Pero, además de los actores, se observó una ampliación del escenario público hacia la virtualidad. La apropiación de las TIC por parte de los manifestantes fue clave en el sentido en que permitió el registro y transmisión en tiempo real de lo que estaba pasando en las calles. También permitió la articulación de los manifestantes en distintas latitudes, globalizando sus exigencias y el día a día de la manifestación.
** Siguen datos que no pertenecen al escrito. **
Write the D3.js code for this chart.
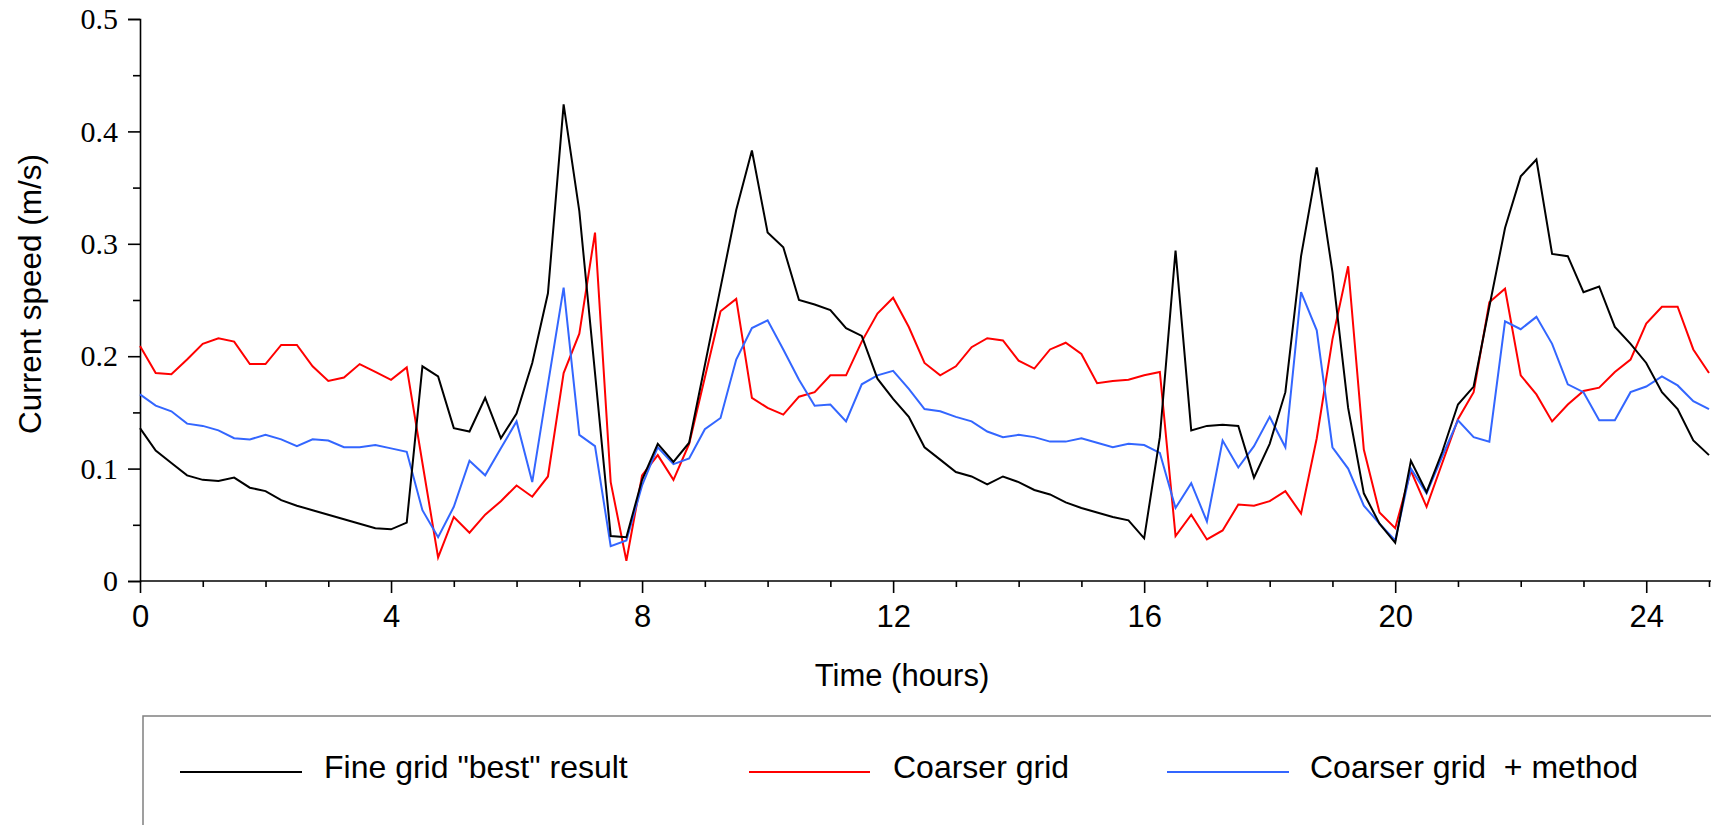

En el escenario de lo virtual Castiblanco Roldán y Wilches Tinjacá (2022) realizan un análisis de los memes como una forma de expresión política contemporánea del activismo digital que logra movilizar lenguajes contestatarios frente a la crisis social. Por su parte, el artículo de Durán, Barros, Martínez y González (2022) expone, bajo el concepto de participación ciudadana no institucionalizada, la articulación de tres especialidades urbanas: el barrio, el espacio virtual de las redes sociales y el espacio urbano más central. Otro artículo que también aporta una mirada más asociada al espacio físico es el de Pereira de Araujo, de Oliveira e Silva y Nascimento Rodrigues (2022), quienes revisan las movilizaciones relacionadas al impeachment contra la entonces presidenta del Brasil, Dilma Rousseff, su distribución en el espacio urbano y cómo cada sector social, a favor o en contra, dio sentido a ciertos escenarios de la ciudad que apropiaron como lugares para dar a conocer su descontento.
Otro elemento que se destaca en los artículos que participaron en esta convocatoria, y que observamos en los estallidos sociales de Colombia y Chile, es la forma en que se organizó la protesta. Lo que inicialmente surgió como una movilización espontánea o con los mínimos de hora de encuentro, día y temas, se volvió estratégico en el sentido en que logró mantenerse en el tiempo y ser contundente en lograr el objetivo por el que se convocó. Los repertorios de acción colectiva, como ollas comunitarias en distintos puntos de la ciudad, acampes, 'vakis' para recolectar fondos, canales de denuncia con organizaciones defensoras de derechos humanos, primeras líneas de médicos, primeras líneas de abogados defensores, medios de comunicación alternativos que se dedicaron a hacer cubrimiento en redes sociales, fueron novedosos, se instalaron en la calle y se transmitieron en las redes sociales, generando que la ciudadanía se identificara y se sumara a las demandas.
Las prácticas artísticas se vincularon también de manera virtuosa en la protesta social, un ejemplo de esto es la reavivación de la canción "Bella Ciao" que se popularizó en Chile y se hizo global. Precisamente el artículo de Godoy (2022), así como el artículo de Perez & Montoya (2022), proponen en su análisis la relación entre arte, protesta social y espacio público, resaltando la contundencia de las expresiones artísticas para manifestar su descontento, ya sea frente a un régimen como el de la dictadura militar en Argentina o frente a la situación social y económica del país en el caso de Colombia.
El descontento social que se manifestó en las movilizaciones del 21N de 2019 y del 28A de 2021 en Colombia tomó forma en las elecciones presidenciales de 2022, donde por primera vez en la historia de Colombia ganó un presidente de origen izquierdista, aunque sus planteamientos buscan aquello que se enunció al comienzo de esta editorial: una modernización con modernidad. Así, los estallidos sociales en Latinoamérica parecieran responder a las promesas incumplidas por el capitalismo de sociedades más justas y democráticas.